47 years of dairy farming

O’Brien credits family for longevity


KASSON, Minn. — Patrick O’Brien is closing in on five decades of milking cows on his family farm near Kasson.

O’Brien milks 65 cows and tends 300 acres on the farm he has called home since he was about 5 years old.

O’Brien said the things he looks back on as accomplishments are marrying and raising a family, surviving in the dairy industry and maintaining a well-kept farm.

“I’m stubborn,” O’Brien said. “I’m not a quitter even though maybe sometimes I should be.”

O’Brien said he credits his family for his longevity. He said he could not have done it without his wife, Emma, and children, Sarah, Elizabeth, Stephen, Morgan, Bradley and Matthew.

“It was a good place to raise a family,” O’Brien said. “(It) teaches them dedication, how to work ... how to be a teammate.”

O’Brien’s children were all part of the farm.

“They can do it all,” O’Brien said.

Most of O’Brien’s children live in the greater southeast Minnesota area.

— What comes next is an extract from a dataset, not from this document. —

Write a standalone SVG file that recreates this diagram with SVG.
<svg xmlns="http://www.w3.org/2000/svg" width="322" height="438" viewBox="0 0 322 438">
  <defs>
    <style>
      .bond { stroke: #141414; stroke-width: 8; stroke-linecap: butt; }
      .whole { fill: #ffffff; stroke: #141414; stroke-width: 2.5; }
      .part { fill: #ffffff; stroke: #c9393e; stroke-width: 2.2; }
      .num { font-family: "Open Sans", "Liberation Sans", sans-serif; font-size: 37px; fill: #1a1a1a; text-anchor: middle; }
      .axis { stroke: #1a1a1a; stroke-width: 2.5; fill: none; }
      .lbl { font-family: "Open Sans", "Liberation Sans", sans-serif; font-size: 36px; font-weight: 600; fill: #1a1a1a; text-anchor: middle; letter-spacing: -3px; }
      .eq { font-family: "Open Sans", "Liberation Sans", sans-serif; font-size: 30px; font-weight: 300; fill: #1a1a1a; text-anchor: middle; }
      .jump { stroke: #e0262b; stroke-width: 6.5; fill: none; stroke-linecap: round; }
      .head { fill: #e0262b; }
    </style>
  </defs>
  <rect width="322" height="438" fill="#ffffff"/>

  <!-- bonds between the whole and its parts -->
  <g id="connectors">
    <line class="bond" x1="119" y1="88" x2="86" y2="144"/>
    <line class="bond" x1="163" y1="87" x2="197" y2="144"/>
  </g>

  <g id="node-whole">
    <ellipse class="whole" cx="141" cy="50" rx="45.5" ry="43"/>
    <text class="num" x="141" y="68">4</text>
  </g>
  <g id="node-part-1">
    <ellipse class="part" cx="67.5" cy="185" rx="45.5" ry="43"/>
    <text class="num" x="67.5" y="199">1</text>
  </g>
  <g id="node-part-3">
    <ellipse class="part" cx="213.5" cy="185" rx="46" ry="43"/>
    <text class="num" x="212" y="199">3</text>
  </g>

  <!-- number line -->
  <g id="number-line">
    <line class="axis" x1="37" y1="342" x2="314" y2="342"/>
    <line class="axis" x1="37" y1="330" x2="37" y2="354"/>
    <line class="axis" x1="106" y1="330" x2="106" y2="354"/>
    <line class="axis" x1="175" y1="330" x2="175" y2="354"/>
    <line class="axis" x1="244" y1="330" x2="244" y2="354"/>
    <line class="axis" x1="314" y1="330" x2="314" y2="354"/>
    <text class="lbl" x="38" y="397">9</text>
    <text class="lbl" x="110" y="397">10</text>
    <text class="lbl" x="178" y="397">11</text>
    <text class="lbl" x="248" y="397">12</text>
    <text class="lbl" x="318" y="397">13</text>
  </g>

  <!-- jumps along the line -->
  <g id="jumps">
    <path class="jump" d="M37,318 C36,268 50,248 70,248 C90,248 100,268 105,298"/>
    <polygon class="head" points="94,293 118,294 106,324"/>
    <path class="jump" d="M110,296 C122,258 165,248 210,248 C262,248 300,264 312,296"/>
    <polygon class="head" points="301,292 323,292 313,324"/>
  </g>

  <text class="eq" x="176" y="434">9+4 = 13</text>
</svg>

They work off the farm but some of those in the area help daily. At haying time, his children help him to put up 4,000-5,000 small square bales and with filling silos.

O’Brien said he also credits his parents, nine siblings, neighbors, friends, the animals on his farm and God for enabling him to continue dairy farming.

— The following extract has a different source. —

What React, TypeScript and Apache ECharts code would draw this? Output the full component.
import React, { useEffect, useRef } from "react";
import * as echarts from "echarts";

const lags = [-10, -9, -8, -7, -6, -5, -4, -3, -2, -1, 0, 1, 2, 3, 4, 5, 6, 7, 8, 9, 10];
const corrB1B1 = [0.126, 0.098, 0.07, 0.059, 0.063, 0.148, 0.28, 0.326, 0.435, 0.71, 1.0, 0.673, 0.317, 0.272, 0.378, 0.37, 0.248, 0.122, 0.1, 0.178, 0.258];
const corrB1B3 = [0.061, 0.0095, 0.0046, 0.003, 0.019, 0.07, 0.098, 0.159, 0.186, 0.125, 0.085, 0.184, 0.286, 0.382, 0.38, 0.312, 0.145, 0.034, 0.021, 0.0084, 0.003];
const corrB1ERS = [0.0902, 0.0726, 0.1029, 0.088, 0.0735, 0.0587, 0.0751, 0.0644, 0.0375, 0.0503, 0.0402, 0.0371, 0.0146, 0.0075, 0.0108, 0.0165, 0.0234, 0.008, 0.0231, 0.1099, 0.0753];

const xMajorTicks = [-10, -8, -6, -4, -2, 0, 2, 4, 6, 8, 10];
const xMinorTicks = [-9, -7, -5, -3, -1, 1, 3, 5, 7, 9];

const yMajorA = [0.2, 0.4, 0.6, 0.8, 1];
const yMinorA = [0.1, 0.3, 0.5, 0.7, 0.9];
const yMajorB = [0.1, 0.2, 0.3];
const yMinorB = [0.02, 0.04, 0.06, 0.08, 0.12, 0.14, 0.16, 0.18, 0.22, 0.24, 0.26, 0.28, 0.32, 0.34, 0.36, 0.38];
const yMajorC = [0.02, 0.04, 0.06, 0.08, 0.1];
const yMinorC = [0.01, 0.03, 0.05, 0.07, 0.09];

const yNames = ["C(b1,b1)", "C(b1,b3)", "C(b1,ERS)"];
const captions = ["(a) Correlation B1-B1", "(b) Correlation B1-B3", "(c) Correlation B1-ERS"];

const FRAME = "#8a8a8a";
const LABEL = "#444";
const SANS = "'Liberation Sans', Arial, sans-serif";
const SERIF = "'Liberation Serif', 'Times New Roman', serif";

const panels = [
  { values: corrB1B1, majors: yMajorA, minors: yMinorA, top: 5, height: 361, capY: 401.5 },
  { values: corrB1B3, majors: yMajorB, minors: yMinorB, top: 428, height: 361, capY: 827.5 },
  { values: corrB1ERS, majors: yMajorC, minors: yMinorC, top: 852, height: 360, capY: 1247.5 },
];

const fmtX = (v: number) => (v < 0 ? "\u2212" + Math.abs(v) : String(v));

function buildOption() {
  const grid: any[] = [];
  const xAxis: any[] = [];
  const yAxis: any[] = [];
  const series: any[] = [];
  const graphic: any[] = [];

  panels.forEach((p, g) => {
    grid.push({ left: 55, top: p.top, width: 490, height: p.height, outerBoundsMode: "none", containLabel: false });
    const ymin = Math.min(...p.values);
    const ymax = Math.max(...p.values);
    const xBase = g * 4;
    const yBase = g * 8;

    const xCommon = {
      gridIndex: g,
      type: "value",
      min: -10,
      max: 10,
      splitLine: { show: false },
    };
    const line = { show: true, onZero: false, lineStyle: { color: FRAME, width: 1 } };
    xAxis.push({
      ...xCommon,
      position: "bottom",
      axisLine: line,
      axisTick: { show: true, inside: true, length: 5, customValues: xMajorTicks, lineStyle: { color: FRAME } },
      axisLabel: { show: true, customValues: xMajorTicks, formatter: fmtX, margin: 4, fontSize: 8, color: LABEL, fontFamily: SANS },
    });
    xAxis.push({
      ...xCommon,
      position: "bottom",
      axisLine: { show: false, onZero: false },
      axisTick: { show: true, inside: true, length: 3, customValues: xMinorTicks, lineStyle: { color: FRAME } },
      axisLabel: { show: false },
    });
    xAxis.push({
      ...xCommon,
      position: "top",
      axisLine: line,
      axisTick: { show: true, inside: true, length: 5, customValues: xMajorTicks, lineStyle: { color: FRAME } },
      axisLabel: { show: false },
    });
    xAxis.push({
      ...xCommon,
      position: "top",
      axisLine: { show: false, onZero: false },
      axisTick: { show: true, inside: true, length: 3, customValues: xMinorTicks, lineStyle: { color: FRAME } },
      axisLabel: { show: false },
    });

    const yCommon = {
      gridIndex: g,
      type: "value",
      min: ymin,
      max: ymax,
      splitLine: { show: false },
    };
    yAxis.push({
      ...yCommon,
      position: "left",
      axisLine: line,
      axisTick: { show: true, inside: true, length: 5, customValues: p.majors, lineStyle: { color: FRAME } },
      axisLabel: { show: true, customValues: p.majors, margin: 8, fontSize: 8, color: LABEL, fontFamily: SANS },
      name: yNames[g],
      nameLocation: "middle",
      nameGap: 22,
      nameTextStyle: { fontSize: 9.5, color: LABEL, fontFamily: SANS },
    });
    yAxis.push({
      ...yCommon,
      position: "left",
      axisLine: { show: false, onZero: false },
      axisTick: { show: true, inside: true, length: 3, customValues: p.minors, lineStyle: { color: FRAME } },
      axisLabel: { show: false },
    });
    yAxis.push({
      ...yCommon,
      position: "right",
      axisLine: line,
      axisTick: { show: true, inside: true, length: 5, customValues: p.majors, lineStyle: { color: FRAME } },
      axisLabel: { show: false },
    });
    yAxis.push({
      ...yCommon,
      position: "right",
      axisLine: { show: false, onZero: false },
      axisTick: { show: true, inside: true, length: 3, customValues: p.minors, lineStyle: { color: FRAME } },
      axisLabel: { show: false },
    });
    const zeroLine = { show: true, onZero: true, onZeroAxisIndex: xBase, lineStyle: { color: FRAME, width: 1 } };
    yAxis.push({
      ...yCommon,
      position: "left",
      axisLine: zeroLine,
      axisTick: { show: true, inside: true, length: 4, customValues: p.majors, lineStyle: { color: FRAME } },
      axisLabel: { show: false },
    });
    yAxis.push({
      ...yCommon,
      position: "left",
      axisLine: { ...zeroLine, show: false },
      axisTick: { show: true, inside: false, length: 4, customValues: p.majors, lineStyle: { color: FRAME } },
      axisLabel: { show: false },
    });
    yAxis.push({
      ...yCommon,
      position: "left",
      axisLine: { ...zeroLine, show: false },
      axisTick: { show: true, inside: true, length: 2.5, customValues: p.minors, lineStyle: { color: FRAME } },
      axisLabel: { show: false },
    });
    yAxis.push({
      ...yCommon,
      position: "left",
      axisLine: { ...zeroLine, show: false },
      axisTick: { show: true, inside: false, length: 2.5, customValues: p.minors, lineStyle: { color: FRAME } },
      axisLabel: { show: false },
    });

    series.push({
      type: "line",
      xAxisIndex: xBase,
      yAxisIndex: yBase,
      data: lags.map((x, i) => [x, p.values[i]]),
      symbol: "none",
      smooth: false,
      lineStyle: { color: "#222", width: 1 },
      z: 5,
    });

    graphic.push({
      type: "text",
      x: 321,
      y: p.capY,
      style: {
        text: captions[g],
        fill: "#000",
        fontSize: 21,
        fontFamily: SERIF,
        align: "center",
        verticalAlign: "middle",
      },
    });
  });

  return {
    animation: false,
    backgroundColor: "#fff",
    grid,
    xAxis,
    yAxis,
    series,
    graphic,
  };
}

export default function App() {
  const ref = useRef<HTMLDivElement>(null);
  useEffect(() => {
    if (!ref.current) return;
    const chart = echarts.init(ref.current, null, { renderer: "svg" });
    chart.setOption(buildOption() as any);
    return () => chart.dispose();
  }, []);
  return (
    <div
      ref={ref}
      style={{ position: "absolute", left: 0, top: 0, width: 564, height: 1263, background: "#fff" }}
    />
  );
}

O’Brien started his career farming with his siblings. He and his older brother took over the farm from their dad in 1977.

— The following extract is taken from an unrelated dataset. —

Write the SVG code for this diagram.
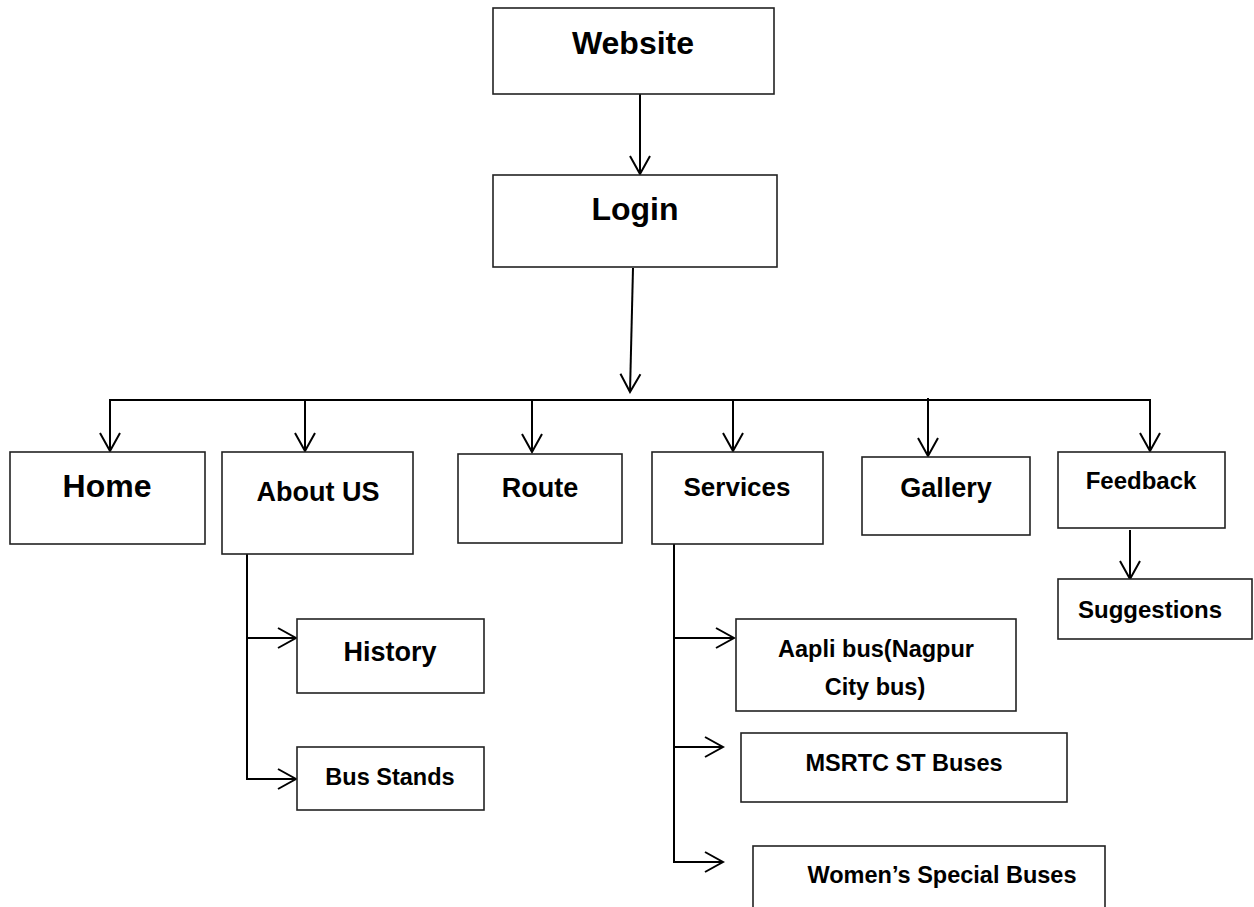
<svg xmlns="http://www.w3.org/2000/svg" width="1254" height="907" viewBox="0 0 1254 907">
<style>
.box{fill:#fff;stroke:#222;stroke-width:1.6}
.t{font-family:"Liberation Sans",Arial,sans-serif;font-weight:bold;fill:#000;text-anchor:middle}
.c{fill:none;stroke:#000;stroke-width:2}
</style>
<defs>
<marker id="arr" viewBox="-20 -12 22 24" markerWidth="22" markerHeight="24" refX="0" refY="0" markerUnits="userSpaceOnUse" orient="auto">
<path d="M -18 -10 L 0 0 L -18 10" fill="none" stroke="#000" stroke-width="2"/>
</marker>
</defs>
<rect width="1254" height="907" fill="#fff"/>
<g id="connectors">
<line class="c" x1="640" y1="94" x2="640" y2="174" marker-end="url(#arr)"/>
<line class="c" x1="633" y1="268" x2="630" y2="392" marker-end="url(#arr)"/>
<line class="c" x1="110" y1="400" x2="1150" y2="400"/>
<line class="c" x1="110" y1="399" x2="110" y2="451" marker-end="url(#arr)"/>
<line class="c" x1="305" y1="400" x2="305" y2="451" marker-end="url(#arr)"/>
<line class="c" x1="532" y1="400" x2="532" y2="452" marker-end="url(#arr)"/>
<line class="c" x1="733" y1="400" x2="733" y2="451" marker-end="url(#arr)"/>
<line class="c" x1="928" y1="398" x2="928" y2="456" marker-end="url(#arr)"/>
<line class="c" x1="1150" y1="399" x2="1150" y2="451" marker-end="url(#arr)"/>
<line class="c" x1="1130" y1="530" x2="1130" y2="579" marker-end="url(#arr)"/>
<polyline class="c" points="247,554 247,779 296,779" marker-end="url(#arr)"/>
<line class="c" x1="247" y1="638" x2="296" y2="638" marker-end="url(#arr)"/>
<polyline class="c" points="674,544 674,862 723,862" marker-end="url(#arr)"/>
<line class="c" x1="674" y1="638" x2="734" y2="638" marker-end="url(#arr)"/>
<line class="c" x1="674" y1="747" x2="723" y2="747" marker-end="url(#arr)"/>
</g>
<g id="website"><rect class="box" x="493" y="8" width="281" height="86"/><text class="t" x="633" y="54" font-size="32">Website</text></g>
<g id="login"><rect class="box" x="493" y="175" width="284" height="92"/><text class="t" x="635" y="220" font-size="32">Login</text></g>
<g id="home"><rect class="box" x="10" y="452" width="195" height="92"/><text class="t" x="107" y="497" font-size="32">Home</text></g>
<g id="aboutus"><rect class="box" x="222" y="452" width="191" height="102"/><text class="t" x="318" y="501" font-size="27">About US</text></g>
<g id="route"><rect class="box" x="458" y="454" width="164" height="89"/><text class="t" x="540" y="497" font-size="27">Route</text></g>
<g id="services"><rect class="box" x="652" y="452" width="171" height="92"/><text class="t" x="737" y="496" font-size="26">Services</text></g>
<g id="gallery"><rect class="box" x="862" y="457" width="168" height="78"/><text class="t" x="946" y="497" font-size="27">Gallery</text></g>
<g id="feedback"><rect class="box" x="1058" y="452" width="167" height="76"/><text class="t" x="1141" y="489" font-size="24">Feedback</text></g>
<g id="suggestions"><rect class="box" x="1058" y="579" width="194" height="60"/><text class="t" x="1150" y="618" font-size="24">Suggestions</text></g>
<g id="history"><rect class="box" x="297" y="619" width="187" height="74"/><text class="t" x="390" y="661" font-size="27">History</text></g>
<g id="busstands"><rect class="box" x="297" y="747" width="187" height="63"/><text class="t" x="390" y="785" font-size="23.5">Bus Stands</text></g>
<g id="aapli"><rect class="box" x="736" y="619" width="280" height="92"/><text class="t" x="876" y="657" font-size="23.5">Aapli bus(Nagpur</text><text class="t" x="875" y="695" font-size="23.5">City bus)</text></g>
<g id="msrtc"><rect class="box" x="741" y="733" width="326" height="69"/><text class="t" x="904" y="771" font-size="23.5">MSRTC ST Buses</text></g>
<g id="womens"><rect class="box" x="753" y="846" width="352" height="80"/><text class="t" x="942" y="883" font-size="23.5">Women’s Special Buses</text></g>
</svg>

Then, he farmed with two brothers until one was killed in a farm accident.

“It seems like forever since you saw him, but it’s just like yesterday that it happened,” O’Brien said.

In 2005, O’Brien started the process of buying the farm from his parents.

O’Brien milks his cows in a side-opening, 6-stall, individual-release parlor. It was built in 1962 by his dad with four stalls. Later, the last two stalls were added.

O’Brien has one employee who milks the cows at 2 a.m. and 2 p.m. O’Brien’s milking procedure starts with pre-dipping. Then, he strips the teats before pre-dipping again, wiping the udder and putting on the milker. After the cows are milked, teats are post-dipped.

O’Brien said having a mixer for a total mixed ration has been one of the most important decisions for the farm. He said it has helped with making sure they do not overfeed grain. He also said it has been an important part of his farm’s pursuit of good components.

“You could measure what you were putting in there,” O’Brien said. “Feed more of this and less of that.”

O’Brien’s cows are fed TMR twice a day along with free-choice hay.

The cows are housed on a lot with a 150-stall freestall barn. This barn was built in 2005, expanding on and replacing the previous structure.

O’Brien keeps his herd records on paper using a herd wheel. This large disc on his milkhouse wall allows him to record calving and breeding information.

He said he had a relief breeder ask him where his computer was.

“I said, ‘It’s hanging on the wall,’” O’Brien said.

O’Brien is slowing down. He has bred his Holstein cows to beef bulls for the past 18 months and has now paused breeding in anticipation of selling the herd in late summer.

O’Brien said that dairy farming has been tough recently, with few constants in the last 10 years or more.

“It was a lot better before,” O’Brien said. “It should have gotten easier for us.”

O’Brien said everyone does things differently and that he does not care what the neighbors are doing.

“You can’t look back,” he said. “You have to look forward.”